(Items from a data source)
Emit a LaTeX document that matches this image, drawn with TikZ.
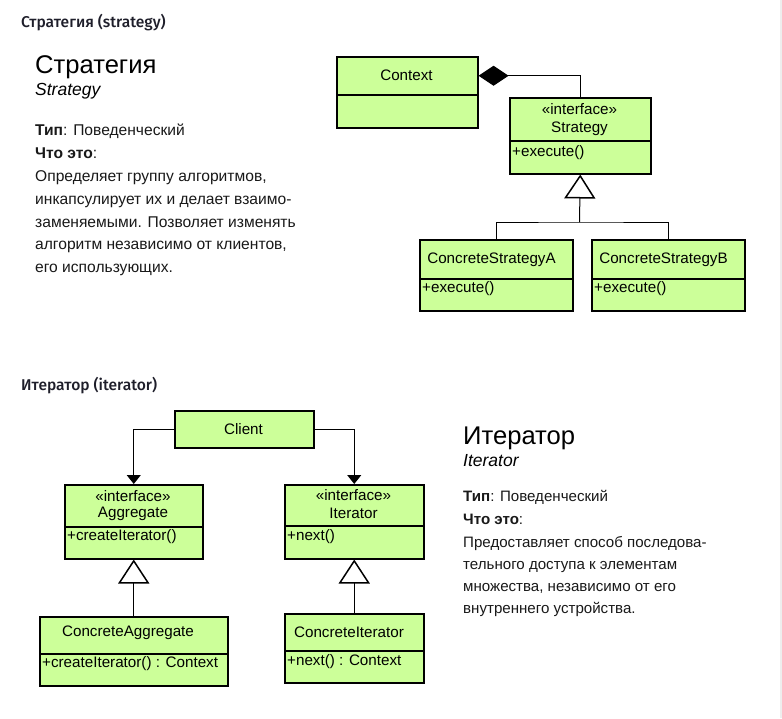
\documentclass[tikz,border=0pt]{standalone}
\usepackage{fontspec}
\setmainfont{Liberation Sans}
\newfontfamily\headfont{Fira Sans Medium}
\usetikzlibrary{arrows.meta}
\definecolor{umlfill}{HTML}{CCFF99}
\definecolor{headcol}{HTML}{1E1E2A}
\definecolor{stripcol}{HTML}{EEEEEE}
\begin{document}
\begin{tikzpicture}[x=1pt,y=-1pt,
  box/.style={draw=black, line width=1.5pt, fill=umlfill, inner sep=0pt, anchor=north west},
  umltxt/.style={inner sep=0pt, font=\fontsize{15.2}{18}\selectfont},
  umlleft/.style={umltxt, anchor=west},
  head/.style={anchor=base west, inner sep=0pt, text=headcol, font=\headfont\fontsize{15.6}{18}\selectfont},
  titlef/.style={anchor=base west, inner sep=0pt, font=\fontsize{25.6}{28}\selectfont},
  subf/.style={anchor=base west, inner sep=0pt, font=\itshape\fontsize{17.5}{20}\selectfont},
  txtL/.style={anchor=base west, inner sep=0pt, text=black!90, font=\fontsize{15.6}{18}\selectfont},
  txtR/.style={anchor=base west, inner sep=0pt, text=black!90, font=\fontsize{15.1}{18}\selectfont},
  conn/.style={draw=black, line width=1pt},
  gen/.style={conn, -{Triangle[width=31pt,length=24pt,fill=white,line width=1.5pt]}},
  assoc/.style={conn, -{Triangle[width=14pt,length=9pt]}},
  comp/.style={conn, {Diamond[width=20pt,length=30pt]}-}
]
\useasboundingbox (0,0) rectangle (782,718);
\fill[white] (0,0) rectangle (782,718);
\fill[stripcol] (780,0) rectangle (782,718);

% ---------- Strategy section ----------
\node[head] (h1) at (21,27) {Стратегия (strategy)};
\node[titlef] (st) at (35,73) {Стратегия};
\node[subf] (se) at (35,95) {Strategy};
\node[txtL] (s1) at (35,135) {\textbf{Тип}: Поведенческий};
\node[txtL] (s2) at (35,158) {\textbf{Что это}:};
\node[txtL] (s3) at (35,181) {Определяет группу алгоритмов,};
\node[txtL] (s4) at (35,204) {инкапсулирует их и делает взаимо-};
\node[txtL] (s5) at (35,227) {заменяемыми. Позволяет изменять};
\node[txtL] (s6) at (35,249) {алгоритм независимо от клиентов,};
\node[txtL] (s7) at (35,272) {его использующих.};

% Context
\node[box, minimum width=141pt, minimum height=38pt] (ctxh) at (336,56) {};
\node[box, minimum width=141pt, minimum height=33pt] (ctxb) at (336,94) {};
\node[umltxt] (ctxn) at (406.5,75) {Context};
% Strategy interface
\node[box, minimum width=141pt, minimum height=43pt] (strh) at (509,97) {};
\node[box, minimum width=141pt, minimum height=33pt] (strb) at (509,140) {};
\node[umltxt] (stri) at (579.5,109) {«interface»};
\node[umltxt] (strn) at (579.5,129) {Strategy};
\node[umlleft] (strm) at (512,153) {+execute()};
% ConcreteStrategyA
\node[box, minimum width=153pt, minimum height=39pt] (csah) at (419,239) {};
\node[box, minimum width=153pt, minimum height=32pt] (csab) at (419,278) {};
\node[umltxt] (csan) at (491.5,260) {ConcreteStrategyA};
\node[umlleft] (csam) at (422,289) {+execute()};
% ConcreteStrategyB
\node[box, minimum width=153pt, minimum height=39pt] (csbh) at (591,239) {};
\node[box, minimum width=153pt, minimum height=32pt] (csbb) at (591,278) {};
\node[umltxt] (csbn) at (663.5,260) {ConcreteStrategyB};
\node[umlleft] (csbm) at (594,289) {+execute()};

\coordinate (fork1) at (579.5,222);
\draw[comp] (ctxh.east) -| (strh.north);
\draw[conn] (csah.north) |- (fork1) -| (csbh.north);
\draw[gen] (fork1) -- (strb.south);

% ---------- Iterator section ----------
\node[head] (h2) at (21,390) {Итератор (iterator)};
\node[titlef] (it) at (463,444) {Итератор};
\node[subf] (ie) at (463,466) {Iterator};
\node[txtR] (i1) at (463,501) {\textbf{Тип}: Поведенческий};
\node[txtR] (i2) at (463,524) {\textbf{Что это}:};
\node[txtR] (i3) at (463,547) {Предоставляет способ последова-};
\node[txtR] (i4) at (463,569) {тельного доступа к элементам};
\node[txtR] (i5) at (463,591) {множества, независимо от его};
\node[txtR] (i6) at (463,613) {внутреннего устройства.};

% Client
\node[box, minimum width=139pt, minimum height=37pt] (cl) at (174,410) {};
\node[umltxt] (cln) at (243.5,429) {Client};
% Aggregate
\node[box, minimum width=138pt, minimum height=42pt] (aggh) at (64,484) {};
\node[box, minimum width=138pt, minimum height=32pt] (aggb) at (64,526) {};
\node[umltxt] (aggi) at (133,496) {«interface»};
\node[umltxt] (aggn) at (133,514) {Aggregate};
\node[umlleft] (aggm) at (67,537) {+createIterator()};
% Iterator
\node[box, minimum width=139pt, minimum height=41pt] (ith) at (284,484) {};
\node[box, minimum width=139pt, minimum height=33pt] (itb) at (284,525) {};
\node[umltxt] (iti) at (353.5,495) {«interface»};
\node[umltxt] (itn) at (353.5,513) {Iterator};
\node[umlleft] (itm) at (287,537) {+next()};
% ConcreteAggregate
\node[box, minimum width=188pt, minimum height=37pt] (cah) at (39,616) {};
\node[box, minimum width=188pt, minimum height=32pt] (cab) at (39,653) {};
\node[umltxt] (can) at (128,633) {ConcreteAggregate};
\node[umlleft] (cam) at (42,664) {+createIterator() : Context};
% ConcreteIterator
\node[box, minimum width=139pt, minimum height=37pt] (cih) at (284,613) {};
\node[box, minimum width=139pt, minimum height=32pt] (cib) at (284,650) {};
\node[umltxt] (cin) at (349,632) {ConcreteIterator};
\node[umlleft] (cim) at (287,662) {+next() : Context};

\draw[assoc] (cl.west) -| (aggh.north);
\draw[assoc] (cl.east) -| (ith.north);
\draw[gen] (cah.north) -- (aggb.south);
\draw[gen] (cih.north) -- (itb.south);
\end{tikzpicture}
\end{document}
==
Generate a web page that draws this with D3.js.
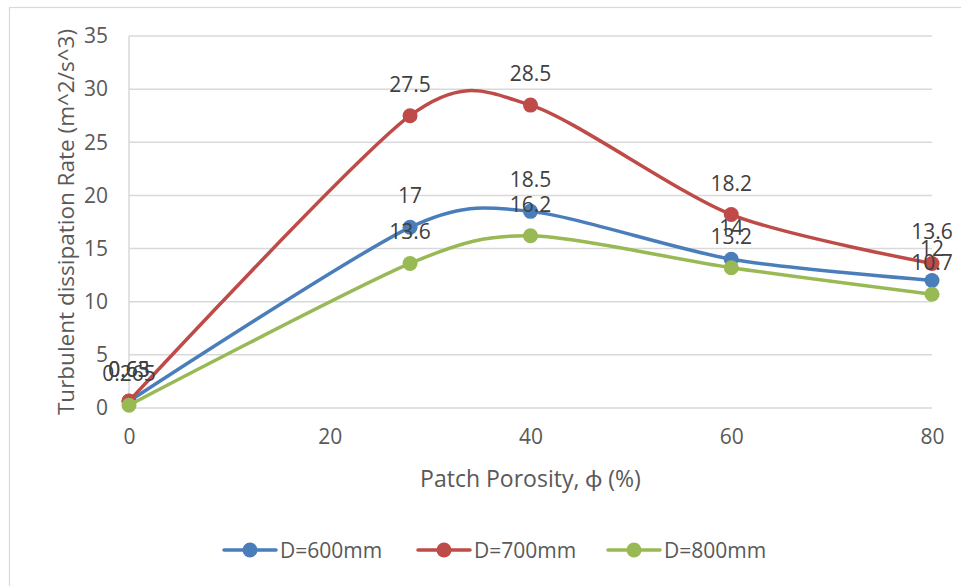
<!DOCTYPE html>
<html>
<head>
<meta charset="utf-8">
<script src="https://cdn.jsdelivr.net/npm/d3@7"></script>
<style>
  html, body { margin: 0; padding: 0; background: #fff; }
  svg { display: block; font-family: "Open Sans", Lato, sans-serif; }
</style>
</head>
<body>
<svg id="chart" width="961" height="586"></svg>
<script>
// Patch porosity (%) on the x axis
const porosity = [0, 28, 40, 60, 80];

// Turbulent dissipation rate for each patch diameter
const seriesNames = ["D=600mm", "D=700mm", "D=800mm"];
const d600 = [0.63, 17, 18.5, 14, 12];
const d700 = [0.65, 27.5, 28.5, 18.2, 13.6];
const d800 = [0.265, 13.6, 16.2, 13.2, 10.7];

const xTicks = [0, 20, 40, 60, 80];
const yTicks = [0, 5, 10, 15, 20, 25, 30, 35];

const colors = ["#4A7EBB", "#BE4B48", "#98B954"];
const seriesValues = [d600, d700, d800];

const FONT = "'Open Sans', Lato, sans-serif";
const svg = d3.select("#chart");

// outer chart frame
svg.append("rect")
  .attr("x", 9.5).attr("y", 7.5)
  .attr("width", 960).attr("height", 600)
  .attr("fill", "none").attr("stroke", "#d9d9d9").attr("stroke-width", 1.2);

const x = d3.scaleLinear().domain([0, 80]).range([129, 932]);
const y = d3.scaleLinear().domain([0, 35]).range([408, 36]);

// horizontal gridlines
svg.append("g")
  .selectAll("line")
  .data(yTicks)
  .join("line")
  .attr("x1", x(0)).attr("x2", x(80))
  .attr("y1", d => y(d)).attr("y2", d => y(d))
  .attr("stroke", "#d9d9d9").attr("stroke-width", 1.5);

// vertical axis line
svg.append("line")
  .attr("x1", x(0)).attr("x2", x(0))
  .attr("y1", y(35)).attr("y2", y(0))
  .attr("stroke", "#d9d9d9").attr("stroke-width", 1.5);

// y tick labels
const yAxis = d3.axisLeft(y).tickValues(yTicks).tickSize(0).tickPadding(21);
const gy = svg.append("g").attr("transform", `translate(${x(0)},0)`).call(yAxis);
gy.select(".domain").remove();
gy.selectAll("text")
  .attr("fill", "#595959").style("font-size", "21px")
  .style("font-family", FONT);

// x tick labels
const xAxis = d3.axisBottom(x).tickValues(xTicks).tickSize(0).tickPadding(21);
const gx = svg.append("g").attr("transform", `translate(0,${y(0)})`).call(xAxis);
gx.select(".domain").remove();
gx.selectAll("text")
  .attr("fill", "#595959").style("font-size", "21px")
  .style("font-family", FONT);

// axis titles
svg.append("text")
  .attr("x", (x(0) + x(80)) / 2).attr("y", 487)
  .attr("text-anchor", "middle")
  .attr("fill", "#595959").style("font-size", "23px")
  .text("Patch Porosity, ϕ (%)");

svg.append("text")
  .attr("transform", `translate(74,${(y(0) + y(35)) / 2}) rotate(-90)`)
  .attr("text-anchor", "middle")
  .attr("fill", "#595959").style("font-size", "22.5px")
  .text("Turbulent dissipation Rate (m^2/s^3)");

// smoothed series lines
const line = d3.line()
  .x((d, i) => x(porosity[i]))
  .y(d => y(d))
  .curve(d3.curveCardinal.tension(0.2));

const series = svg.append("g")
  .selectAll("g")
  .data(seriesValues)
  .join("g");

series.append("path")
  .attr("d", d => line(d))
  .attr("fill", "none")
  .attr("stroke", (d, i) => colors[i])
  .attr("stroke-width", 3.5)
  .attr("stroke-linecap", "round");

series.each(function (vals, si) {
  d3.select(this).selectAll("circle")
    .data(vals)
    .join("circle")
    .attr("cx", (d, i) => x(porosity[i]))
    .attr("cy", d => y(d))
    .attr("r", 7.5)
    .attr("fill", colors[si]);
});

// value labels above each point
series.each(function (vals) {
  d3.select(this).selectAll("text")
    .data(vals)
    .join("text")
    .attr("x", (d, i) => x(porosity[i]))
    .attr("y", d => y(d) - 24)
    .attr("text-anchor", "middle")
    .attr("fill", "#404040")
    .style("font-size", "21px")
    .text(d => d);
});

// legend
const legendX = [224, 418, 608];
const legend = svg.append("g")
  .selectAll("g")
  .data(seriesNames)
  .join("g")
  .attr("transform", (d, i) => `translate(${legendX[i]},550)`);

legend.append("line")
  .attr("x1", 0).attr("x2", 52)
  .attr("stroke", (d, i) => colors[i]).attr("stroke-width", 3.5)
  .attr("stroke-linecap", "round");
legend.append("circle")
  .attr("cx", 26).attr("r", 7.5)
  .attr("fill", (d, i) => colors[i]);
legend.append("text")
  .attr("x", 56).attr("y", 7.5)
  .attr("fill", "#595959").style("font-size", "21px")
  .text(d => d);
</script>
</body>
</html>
...
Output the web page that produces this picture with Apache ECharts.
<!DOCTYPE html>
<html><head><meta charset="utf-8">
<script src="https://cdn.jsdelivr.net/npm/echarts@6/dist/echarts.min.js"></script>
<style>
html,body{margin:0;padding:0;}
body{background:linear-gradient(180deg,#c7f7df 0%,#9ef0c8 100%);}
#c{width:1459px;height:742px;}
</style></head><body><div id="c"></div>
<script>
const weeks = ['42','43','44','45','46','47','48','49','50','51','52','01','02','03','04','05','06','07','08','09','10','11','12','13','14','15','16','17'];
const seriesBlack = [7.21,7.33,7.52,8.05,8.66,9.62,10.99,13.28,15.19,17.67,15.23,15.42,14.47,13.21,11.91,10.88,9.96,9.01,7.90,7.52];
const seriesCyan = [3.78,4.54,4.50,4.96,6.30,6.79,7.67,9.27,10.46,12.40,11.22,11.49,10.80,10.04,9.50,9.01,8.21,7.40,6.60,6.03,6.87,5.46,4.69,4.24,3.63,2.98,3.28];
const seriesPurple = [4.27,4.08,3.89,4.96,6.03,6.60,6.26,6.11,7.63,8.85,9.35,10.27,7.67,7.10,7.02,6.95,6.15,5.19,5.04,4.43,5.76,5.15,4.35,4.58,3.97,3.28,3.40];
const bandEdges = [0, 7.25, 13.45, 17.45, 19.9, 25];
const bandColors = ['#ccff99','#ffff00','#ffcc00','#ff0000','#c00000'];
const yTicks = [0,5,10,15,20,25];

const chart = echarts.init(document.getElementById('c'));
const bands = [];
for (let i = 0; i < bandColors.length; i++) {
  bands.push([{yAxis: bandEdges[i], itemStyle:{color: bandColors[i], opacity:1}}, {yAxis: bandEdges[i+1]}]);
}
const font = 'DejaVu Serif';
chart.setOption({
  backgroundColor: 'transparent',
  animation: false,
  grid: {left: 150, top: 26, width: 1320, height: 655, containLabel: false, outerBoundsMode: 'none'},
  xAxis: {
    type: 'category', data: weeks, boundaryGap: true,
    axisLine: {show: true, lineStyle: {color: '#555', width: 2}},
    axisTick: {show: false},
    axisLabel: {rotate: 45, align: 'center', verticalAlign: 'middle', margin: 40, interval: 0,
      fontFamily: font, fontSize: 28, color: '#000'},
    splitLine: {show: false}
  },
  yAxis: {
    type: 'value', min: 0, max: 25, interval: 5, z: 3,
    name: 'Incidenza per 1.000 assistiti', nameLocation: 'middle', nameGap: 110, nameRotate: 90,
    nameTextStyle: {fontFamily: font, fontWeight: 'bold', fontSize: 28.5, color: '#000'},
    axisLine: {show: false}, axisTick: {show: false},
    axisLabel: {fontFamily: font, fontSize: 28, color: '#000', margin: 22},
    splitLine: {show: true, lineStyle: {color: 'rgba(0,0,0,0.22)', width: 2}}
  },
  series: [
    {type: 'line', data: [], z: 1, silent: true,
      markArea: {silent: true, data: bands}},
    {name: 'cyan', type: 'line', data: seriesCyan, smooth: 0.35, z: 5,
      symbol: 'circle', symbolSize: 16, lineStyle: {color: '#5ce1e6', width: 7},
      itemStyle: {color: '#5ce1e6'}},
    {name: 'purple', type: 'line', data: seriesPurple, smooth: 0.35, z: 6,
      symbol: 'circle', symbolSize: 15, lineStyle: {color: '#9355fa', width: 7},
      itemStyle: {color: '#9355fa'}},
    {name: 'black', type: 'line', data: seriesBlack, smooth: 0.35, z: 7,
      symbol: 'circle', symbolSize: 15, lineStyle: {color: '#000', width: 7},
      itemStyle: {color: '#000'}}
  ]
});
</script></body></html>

TASK OBJECTIVE:
Your task is to quote, unchanged, only the lines from the line bearing "Emit a LaTeX" through the line bearing "(s7) at (35,272)"; the pictures are not part of the copy.

COMPLETED EXERCISE:
Emit a LaTeX document that matches this image, drawn with TikZ.
\documentclass[tikz,border=0pt]{standalone}
\usepackage{fontspec}
\setmainfont{Liberation Sans}
\newfontfamily\headfont{Fira Sans Medium}
\usetikzlibrary{arrows.meta}
\definecolor{umlfill}{HTML}{CCFF99}
\definecolor{headcol}{HTML}{1E1E2A}
\definecolor{stripcol}{HTML}{EEEEEE}
\begin{document}
\begin{tikzpicture}[x=1pt,y=-1pt,
  box/.style={draw=black, line width=1.5pt, fill=umlfill, inner sep=0pt, anchor=north west},
  umltxt/.style={inner sep=0pt, font=\fontsize{15.2}{18}\selectfont},
  umlleft/.style={umltxt, anchor=west},
  head/.style={anchor=base west, inner sep=0pt, text=headcol, font=\headfont\fontsize{15.6}{18}\selectfont},
  titlef/.style={anchor=base west, inner sep=0pt, font=\fontsize{25.6}{28}\selectfont},
  subf/.style={anchor=base west, inner sep=0pt, font=\itshape\fontsize{17.5}{20}\selectfont},
  txtL/.style={anchor=base west, inner sep=0pt, text=black!90, font=\fontsize{15.6}{18}\selectfont},
  txtR/.style={anchor=base west, inner sep=0pt, text=black!90, font=\fontsize{15.1}{18}\selectfont},
  conn/.style={draw=black, line width=1pt},
  gen/.style={conn, -{Triangle[width=31pt,length=24pt,fill=white,line width=1.5pt]}},
  assoc/.style={conn, -{Triangle[width=14pt,length=9pt]}},
  comp/.style={conn, {Diamond[width=20pt,length=30pt]}-}
]
\useasboundingbox (0,0) rectangle (782,718);
\fill[white] (0,0) rectangle (782,718);
\fill[stripcol] (780,0) rectangle (782,718);

% ---------- Strategy section ----------
\node[head] (h1) at (21,27) {Стратегия (strategy)};
\node[titlef] (st) at (35,73) {Стратегия};
\node[subf] (se) at (35,95) {Strategy};
\node[txtL] (s1) at (35,135) {\textbf{Тип}: Поведенческий};
\node[txtL] (s2) at (35,158) {\textbf{Что это}:};
\node[txtL] (s3) at (35,181) {Определяет группу алгоритмов,};
\node[txtL] (s4) at (35,204) {инкапсулирует их и делает взаимо-};
\node[txtL] (s5) at (35,227) {заменяемыми. Позволяет изменять};
\node[txtL] (s6) at (35,249) {алгоритм независимо от клиентов,};
\node[txtL] (s7) at (35,272) {его использующих.};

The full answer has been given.